**Stated exercise**
Every line from the start of the entries up to and including the one bearing "return 1 - y / H" must be printed verbatim, without the pictures.

**The records**
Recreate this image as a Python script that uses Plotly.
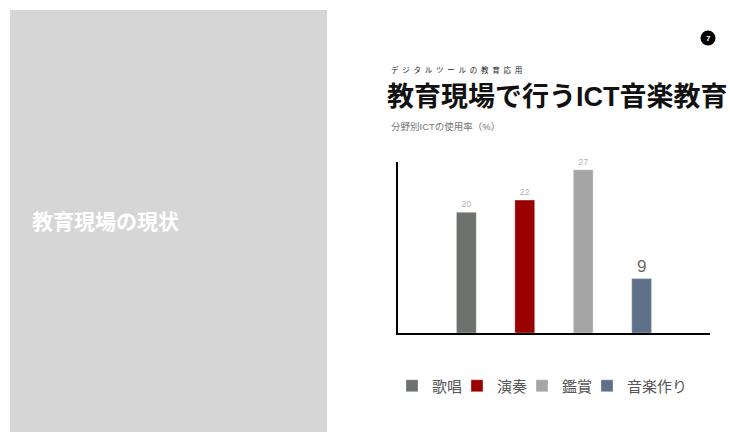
import plotly.graph_objects as go

categories = ["歌唱", "演奏", "鑑賞", "音楽作り"]
values = [20, 22, 27, 9]
colors = ["#6c716d", "#990000", "#a5a5a5", "#5f7089"]
label_sizes = [9, 9, 9, 17]
label_colors = ["#b5b5b5", "#b5b5b5", "#b5b5b5", "#6a6a6a"]

W, H = 730, 432
FONT = "Liberation Sans, Noto Sans CJK JP"

fig = go.Figure()
for cat, v, c, ls, lc in zip(categories, values, colors, label_sizes, label_colors):
    fig.add_trace(go.Bar(
        x=[cat], y=[v], name=cat, width=0.34,
        marker=dict(color=c, line=dict(color="rgba(255,255,255,0.35)", width=1)),
        text=[str(v)], textposition="outside", cliponaxis=False,
        textfont=dict(size=ls, color=lc, family="Liberation Sans"),
    ))
# spacer legend entry (invisible) so the last legend label is not clipped
fig.add_trace(go.Bar(x=[categories[-1]], y=[None], name=" ", showlegend=True,
                     marker=dict(color="rgba(0,0,0,0)", line=dict(width=0)),
                     hoverinfo="skip"))

def px(x):
    return x / W

def py(y):
    return 1 - y / H

fig.update_layout(
    width=W, height=H,
    margin=dict(l=0, r=0, t=0, b=0),
    paper_bgcolor="white", plot_bgcolor="white",
    barmode="overlay",
    font=dict(family=FONT),
    xaxis=dict(domain=[px(398), px(710)], range=[-1.17, 4.17],
               showline=True, linecolor="black", linewidth=2,
               showticklabels=False, ticks="", showgrid=False, zeroline=False,
               fixedrange=True),
    yaxis=dict(domain=[py(333), py(162)], range=[0, 28.3],
               showline=True, linecolor="black", linewidth=2,
               showticklabels=False, ticks="", showgrid=False, zeroline=False),
    showlegend=True,
    legend=dict(orientation="h", x=px(392), y=py(386), xanchor="left", yanchor="middle",
                font=dict(size=15, color="#555555", family=FONT),
                entrywidth=20, entrywidthmode="pixels",
                itemclick=False, itemdoubleclick=False, tracegroupgap=0),
    shapes=[
        dict(type="rect", xref="paper", yref="paper", x0=px(10), x1=px(327), y0=0, y1=py(10),
             fillcolor="#d6d6d6", line=dict(width=0), layer="below"),
        dict(type="circle", xref="paper", yref="paper", x0=px(700.5), x1=px(715.5),
             y0=py(45.5), y1=py(30.5), fillcolor="black", line=dict(width=0)),
    ],
    annotations=[
        dict(text="<b>教育現場の現状</b>", x=px(30), y=py(222), xref="paper", yref="paper",
             xanchor="left", yanchor="middle", showarrow=False,
             font=dict(size=21, color="white", family=FONT)),
        dict(text="<b>7</b>", x=px(708), y=py(38), xref="paper", yref="paper",
             xanchor="center", yanchor="middle", showarrow=False,
             font=dict(size=8, color="white", family="Liberation Sans")),
        dict(text="\u2002".join("デジタルツールの教育応用"), x=px(389), y=py(70), xref="paper", yref="paper",
             xanchor="left", yanchor="middle", showarrow=False,
             font=dict(size=7.5, color="#222222", family=FONT)),
        dict(text="<b>教育現場で行うICT音楽教育</b>", x=px(385), y=py(97.5), xref="paper", yref="paper",
             xanchor="left", yanchor="middle", showarrow=False,
             font=dict(size=27, color="#111111", family=FONT)),
        dict(text="分野別ICTの使用率（%）", x=px(389), y=py(127), xref="paper", yref="paper",
             xanchor="left", yanchor="middle", showarrow=False,
             font=dict(size=9.5, color="#777777", family=FONT)),
    ],
)

fig.write_html("out.html", config={"displayModeBar": False})
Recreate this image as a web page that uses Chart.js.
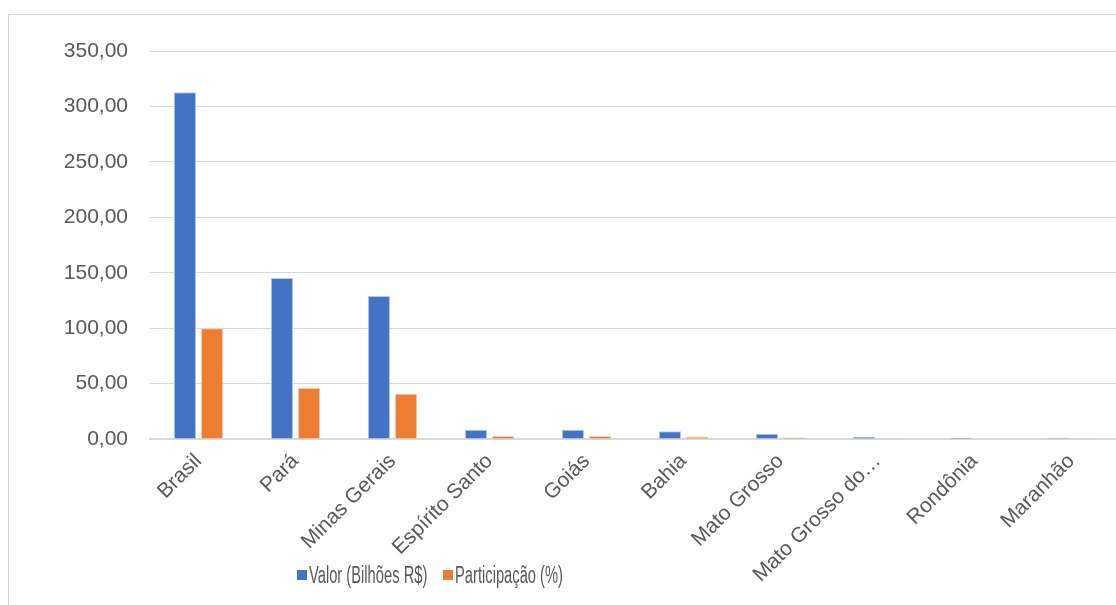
<!DOCTYPE html>
<html>
  <head>
    <meta charset="utf-8">
    <title>Valor e Participação por UF</title>
    <script src="https://cdn.jsdelivr.net/npm/chart.js@4.4.1/dist/chart.umd.min.js"></script>
    <style>
      html, body {
        margin: 0;
        padding: 0;
        background: #ffffff;
        overflow: hidden;
        width: 1116px;
        height: 605px;
      }
      #frame {
        position: absolute;
        left: 8px;
        top: 14px;
        width: 1200px;
        height: 700px;
        border: 1px solid #d9d9d9;
      }
      #wrap {
        position: absolute;
        left: 0;
        top: 0;
        width: 1125px;
        height: 605px;
      }
      .item {
        position: absolute;
        top: 563px;
        height: 24px;
        font-family: "Liberation Sans", sans-serif;
        font-size: 23px;
        line-height: 24px;
        color: #595959;
        white-space: nowrap;
      }
      .box {
        position: absolute;
        top: 7px;
        left: 0;
        width: 10px;
        height: 10px;
      }
      .txt {
        position: absolute;
        left: 12px;
        top: 0;
        transform: scaleX(0.64);
        transform-origin: left center;
      }
    </style>
  </head>
  <body>
    <div id="frame"></div>
    <div id="wrap"><canvas id="chart" width="1125" height="605"></canvas></div>
    <div class="item" style="left:297px"><span class="box" style="background:#4472c4"></span><span class="txt">Valor (Bilhões R$)</span></div>
    <div class="item" style="left:443px"><span class="box" style="background:#ed7d31"></span><span class="txt">Participação (%)</span></div>
    <script>
      var estados = ["Brasil", "Pará", "Minas Gerais", "Espírito Santo", "Goiás", "Bahia",
        "Mato Grosso", "Mato Grosso do…", "Rondônia", "Maranhão"];
      var valor = [312.8, 145.2, 129.0, 8.4, 8.3, 7.0, 4.8, 2.1, 1.2, 1.1];
      var participacao = [100.0, 46.0, 40.9, 2.7, 2.6, 2.2, 1.5, 0.6, 0.4, 0.3];
      var yTicks = [0, 50, 100, 150, 200, 250, 300, 350];

      var ctx = document.getElementById("chart").getContext("2d");
      var myChart = new Chart(ctx, {
        type: "bar",
        data: {
          labels: estados,
          datasets: [
            { label: "Valor (Bilhões R$)", data: valor, backgroundColor: "#4472c4",
              borderColor: "rgba(170,195,235,0.9)", borderWidth: 1 },
            { label: "Participação (%)", data: participacao, backgroundColor: "#ed7d31",
              borderColor: "rgba(250,200,170,0.9)", borderWidth: 1 }
          ]
        },
        options: {
          responsive: false,
          animation: false,
          layout: { padding: { top: 51, right: 5, left: 0, bottom: 0 } },
          datasets: { bar: { categoryPercentage: 0.56, barPercentage: 0.82 } },
          scales: {
            x: {
              grid: { display: false, drawTicks: false },
              border: { color: "#d9d9d9", width: 2 },
              ticks: {
                autoSkip: false,
                minRotation: 45,
                maxRotation: 45,
                padding: 10,
                color: "#595959",
                font: { family: "Liberation Sans", size: 21 }
              },
              afterFit: function (s) { s.height = 166; }
            },
            y: {
              min: 0,
              max: 350,
              afterBuildTicks: function (s) {
                s.ticks = yTicks.map(function (v) { return { value: v }; });
              },
              grid: { color: "#d9d9d9", lineWidth: 1, drawTicks: false },
              border: { display: false },
              ticks: {
                padding: 22,
                color: "#595959",
                font: { family: "Liberation Sans", size: 21 },
                callback: function (v) { return v.toFixed(2).replace(".", ","); }
              },
              afterFit: function (s) { s.width = 150; }
            }
          },
          plugins: {
            legend: { display: false },
            tooltip: { enabled: false }
          }
        }
      });
    </script>
  </body>
</html>
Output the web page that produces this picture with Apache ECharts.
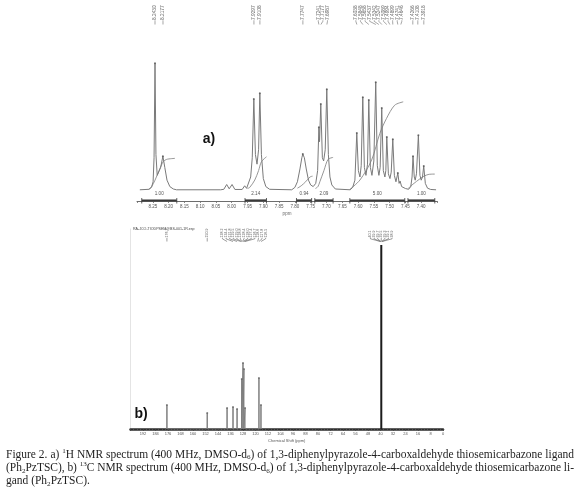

**Output for this task**
Recreate this image as a Python script that uses Plotly.
import plotly.graph_objects as go

categories = ["歌唱", "演奏", "鑑賞", "音楽作り"]
values = [20, 22, 27, 9]
colors = ["#6c716d", "#990000", "#a5a5a5", "#5f7089"]
label_sizes = [9, 9, 9, 17]
label_colors = ["#b5b5b5", "#b5b5b5", "#b5b5b5", "#6a6a6a"]

W, H = 730, 432
FONT = "Liberation Sans, Noto Sans CJK JP"

fig = go.Figure()
for cat, v, c, ls, lc in zip(categories, values, colors, label_sizes, label_colors):
    fig.add_trace(go.Bar(
        x=[cat], y=[v], name=cat, width=0.34,
        marker=dict(color=c, line=dict(color="rgba(255,255,255,0.35)", width=1)),
        text=[str(v)], textposition="outside", cliponaxis=False,
        textfont=dict(size=ls, color=lc, family="Liberation Sans"),
    ))
# spacer legend entry (invisible) so the last legend label is not clipped
fig.add_trace(go.Bar(x=[categories[-1]], y=[None], name=" ", showlegend=True,
                     marker=dict(color="rgba(0,0,0,0)", line=dict(width=0)),
                     hoverinfo="skip"))

def px(x):
    return x / W

def py(y):
    return 1 - y / H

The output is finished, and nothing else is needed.